By Bryce Daniels
On April 10, Governor of New York Andrew Cuomo announced the incoming arrival of a legislative bill entitled the Excelsior Scholarship. The bill is said to provide free tuition at any public two or four-year university in New York for state citizens making less than $100,000 per year (for 2017) and eventually for those making less than $125,000 when the program is completely phased in during 2019.
The first aspect that should be understood is Cuomo’s motive for the bill, which was introduced in January. Cuomo stated, “In this economy, you need a college education if you’re going to compete.” This suggests that the end goal of such a bill is providing New Yorkers the ability to be more competitive – within New York. Cuomo and New York Republicans agreed upon a measure that would force those who receive Excelsior Scholarship funds to stay in New York after graduation for at least the same number of years that they received Excelsior funding – or the amount received would be converted to a loan. Cuomo defended this decision by contending, “Why should New Yorkers pay for your college education and then you pick up and you move to California?”
It should also be understood what the Excelsior Scholarship covers. It is a need-based scholarship that covers the costs of tuition after federal and other state tuition aids. However, these are not the only costs associated with college, nor in New York’s case, the largest costs. For SUNY and CUNY schools, annual tuition is $6,470, while annual room and board is about $12,590 – not to include general fees or book expenses. Since the Excelsior Scholarship may only be used after other tuition-assistance scholarships or grants, there’s a possibility that the scholarship won’t reduce the costs of attending college by a meaningful amount.

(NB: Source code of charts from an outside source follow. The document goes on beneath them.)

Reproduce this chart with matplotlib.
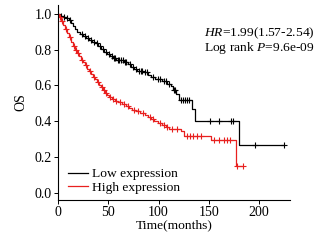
import numpy as np
import matplotlib.pyplot as plt

plt.rcParams['font.family'] = ['Liberation Serif', 'DejaVu Serif']
plt.rcParams['font.size'] = 9.7
plt.rcParams['mathtext.fontset'] = 'custom'
plt.rcParams['mathtext.rm'] = 'Liberation Serif'
plt.rcParams['mathtext.it'] = 'Liberation Serif:italic'

# Kaplan-Meier steps (time in months, survival after step)
low_t = [0, 2, 5, 8, 11, 13, 15, 17, 19, 22, 25, 28, 31, 34, 37, 40, 43, 46, 49,
         52, 55, 58, 62, 66, 70, 73, 76, 79, 85, 90, 93, 97, 103, 108, 112, 114,
         117, 120, 133, 136, 180, 225]
low_s = [1.0, 0.99, 0.985, 0.975, 0.965, 0.95, 0.93, 0.915, 0.90, 0.89, 0.875,
         0.865, 0.855, 0.845, 0.835, 0.82, 0.805, 0.79, 0.775, 0.765, 0.755, 0.745,
         0.74, 0.73, 0.72, 0.705, 0.69, 0.68, 0.675, 0.66, 0.645, 0.635, 0.625,
         0.61, 0.595, 0.575, 0.555, 0.52, 0.47, 0.40, 0.268, 0.268]
low_cens = [3, 6, 9, 12, 24, 27, 30, 33, 36, 39, 42, 45, 48, 51, 54, 56, 57, 60,
            61, 63, 65, 67, 68, 72, 75, 78, 81, 83, 84, 87, 89, 95, 99, 101, 105,
            107, 110, 115, 116, 122, 124, 126, 128, 130, 151, 160, 172, 174, 196, 225]

high_t = [0, 1, 3, 5, 7, 9, 11, 13, 15, 17, 19, 21, 23, 25, 27, 29, 31, 33, 35,
          37, 39, 41, 43, 45, 47, 49, 51, 54, 57, 60, 64, 68, 71, 74, 78, 82, 87,
          90, 93, 96, 99, 103, 107, 110, 122, 125, 152, 177, 184]
high_s = [1.0, 0.985, 0.96, 0.94, 0.915, 0.895, 0.87, 0.845, 0.82, 0.80, 0.78,
          0.765, 0.745, 0.73, 0.715, 0.695, 0.68, 0.665, 0.65, 0.635, 0.62, 0.605,
          0.59, 0.575, 0.56, 0.545, 0.535, 0.525, 0.515, 0.505, 0.495, 0.485,
          0.475, 0.465, 0.455, 0.445, 0.435, 0.425, 0.41, 0.40, 0.39, 0.378, 0.368,
          0.358, 0.345, 0.318, 0.296, 0.148, 0.148]
high_cens = [2, 4, 8, 12, 16, 18, 20, 24, 28, 32, 36, 40, 44, 46, 48, 52, 55, 58,
             62, 66, 70, 76, 80, 85, 92, 95, 101, 105, 108, 113, 118, 128, 131,
             134, 138, 142, 155, 160, 165, 168, 171, 178, 184]

hr_text = r'$\it{HR}$=1.99(1.57-2.54)'
p_text = r'Log rank $\it{P}$=9.6e-09'

fig = plt.figure(figsize=(3.26, 2.4), dpi=100)
ax = fig.add_axes([0.178, 0.167, 0.712, 0.812])

def km(ax, t, s, cens, color, label):
    ax.step(t, s, where='post', color=color, lw=0.9, label=label)
    idx = np.searchsorted(t, cens, side='right') - 1
    ax.plot(cens, np.array(s)[idx], '+', color=color, ms=4, mew=0.8)

km(ax, low_t, low_s, low_cens, 'black', 'Low expression')
km(ax, high_t, high_s, high_cens, '#e8201f', 'High expression')

ax.set_xlim(0, 231)
ax.set_ylim(-0.04, 1.05)
ax.set_xticks([0, 50, 100, 150, 200])
ax.set_yticks([0.0, 0.2, 0.4, 0.6, 0.8, 1.0])
ax.set_yticklabels(['0.0', '0.2', '0.4', '0.6', '0.8', '1.0'])
ax.spines['top'].set_visible(False)
ax.spines['right'].set_visible(False)
ax.tick_params(direction='out', length=3, width=0.7, pad=1.5, labelsize=10)
ax.set_xlabel('Time(months)', labelpad=0)
ax.set_ylabel('OS', labelpad=5, fontsize=10)
ax.legend(loc='lower left', frameon=False, handlelength=1.5, handletextpad=0.3,
          labelspacing=0.05, borderaxespad=0.0, bbox_to_anchor=(0.02, 0.005))
fig.text(0.966, 0.862, hr_text, ha='right', va='center')
fig.text(0.966, 0.800, p_text, ha='right', va='center')

plt.savefig('out.png', dpi=100)
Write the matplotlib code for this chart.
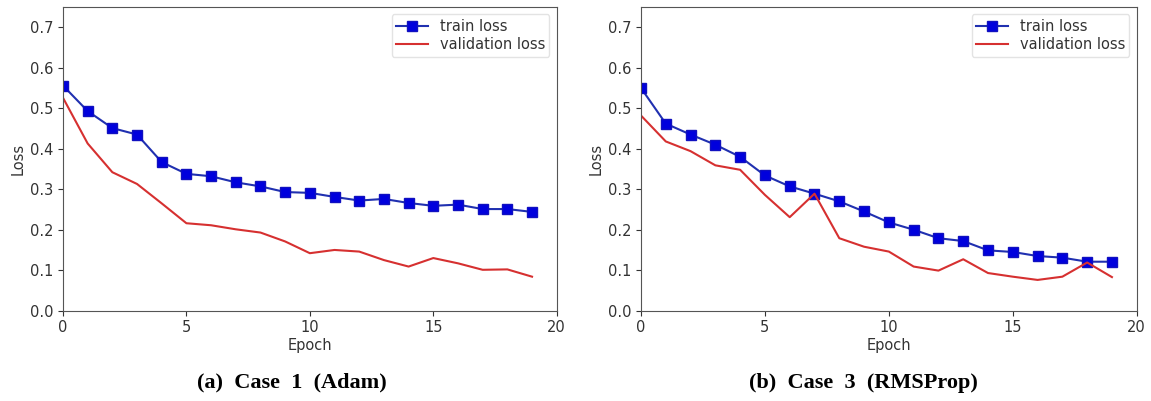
import matplotlib
matplotlib.use("Agg")
import matplotlib.pyplot as plt

# ── data ──────────────────────────────────────────────────────────────────────
epochs = list(range(20))

adam_train = [0.556, 0.493, 0.451, 0.435, 0.367, 0.338, 0.332, 0.317, 0.307, 0.293,
              0.291, 0.281, 0.272, 0.276, 0.266, 0.259, 0.262, 0.251, 0.251, 0.244]
adam_val = [0.526, 0.413, 0.342, 0.313, 0.265, 0.216, 0.211, 0.201, 0.193, 0.171,
            0.142, 0.150, 0.146, 0.125, 0.109, 0.130, 0.117, 0.101, 0.102, 0.084]

rms_train = [0.550, 0.462, 0.435, 0.410, 0.380, 0.334, 0.307, 0.289, 0.270, 0.245,
             0.218, 0.200, 0.179, 0.172, 0.149, 0.145, 0.135, 0.131, 0.121, 0.121]
rms_val = [0.482, 0.418, 0.394, 0.359, 0.348, 0.286, 0.231, 0.289, 0.179, 0.158,
           0.146, 0.109, 0.099, 0.127, 0.093, 0.084, 0.076, 0.084, 0.119, 0.083]

captions = ["(a)  Case  1  (Adam)", "(b)  Case  3  (RMSProp)"]
yticks = [0.0, 0.1, 0.2, 0.3, 0.4, 0.5, 0.6, 0.7]
xticks = [0, 5, 10, 15, 20]

TXT = "#333333"
FS = 10.5
plt.rcParams["font.family"] = "DejaVu Sans"

fig = plt.figure(figsize=(11.51, 4.01), dpi=100)
ax_a = fig.add_axes([0.0547, 0.2252, 0.4290, 0.7573])
ax_b = fig.add_axes([0.5569, 0.2252, 0.4307, 0.7573])

panels = [(ax_a, adam_train, adam_val), (ax_b, rms_train, rms_val)]
for ax, train, val in panels:
    ax.plot(epochs, train, color="#2030b0", linewidth=1.5, marker="s",
            markersize=6.5, markerfacecolor="#0000dd", markeredgecolor="#1010c0",
            label="train loss")
    ax.plot(epochs, val, color="#d63030", linewidth=1.5, label="validation loss")
    ax.set_xlim(0, 20)
    ax.set_ylim(0, 0.75)
    ax.set_xticks(xticks)
    ax.set_yticks(yticks)
    ax.set_yticklabels([f"{v:.1f}" for v in yticks])
    ax.tick_params(labelsize=FS, colors=TXT)
    ax.set_xlabel("Epoch", fontsize=FS, color=TXT, labelpad=2)
    ax.set_ylabel("Loss", fontsize=FS, color=TXT, labelpad=3)
    for s in ax.spines.values():
        s.set_color("#555555")
    leg = ax.legend(loc="upper right", fontsize=FS, frameon=True,
                    borderpad=0.3, labelspacing=0.25, handlelength=2.2,
                    borderaxespad=0.5)
    leg.get_frame().set_edgecolor("#dddddd")
    for t in leg.get_texts():
        t.set_color(TXT)

fig.text(0.2534, 0.045, captions[0], ha="center", va="center",
         family="Liberation Serif", fontweight="bold", fontsize=16)
fig.text(0.7504, 0.045, captions[1], ha="center", va="center",
         family="Liberation Serif", fontweight="bold", fontsize=16)

fig.savefig("out.png", dpi=100)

Now, let’s talk very simple economics, and let’s operate on the assumption that Cuomo is entirely successful in his implementation of the Excelsior Scholarship – the best-case scenario. Beginning in 2017, New York citizens who are accepted to New York public colleges may use the Excelsior Scholarship to cover the remaining cost of tuition after other scholarships and grants. Let’s assume that this falls in line with Cuomo’s goal of having more people attend college so that they can be economically competitive. New York, then, will experience a large increase in the supply of college-educated citizens. This means that in industries for which colleges train students – investment banking, public policy, health services, and many other industries – there will be a greater amount of recent graduates looking for a job.
The job market is usually self-balancing. When someone cannot find a job in one area, they often go to another area in search of work. However, given the rule that graduates must stay in New York after they graduate for the same number of years that they received Excelsior assistance, this would not be possible. New York industry would not be able to sustain the sheer number of those in search of jobs, and unemployment among recent graduates would rise. As a result, Cuomo’s goal of granting more widespread education so that New Yorkers could be more competitive would not be realized.
Recent graduates would be unable to find work and unable to leave the state unless they were willing to incur student loans – which, ironically, goes against this bill’s primary sentiment: that student loans are detrimental to graduates. Thus, the value of a college degree in New York would fall. From the “best case scenario” standpoint, this bill would allow more people to pay the cost of tuition at public colleges, but it would also bloat the industries in New York so much that graduates would not be competitive anymore. In order to find a job, one would have to undercut the others because there is nothing to stop an employer from saying, “I’ll pay you $10,000 a year less than what you’re asking, or I’ll go to one of the other one-thousand newly-graduated students.” In actuality, it seems as though Cuomo has crafted legislation that will effectively cause the opposite of his stated goal.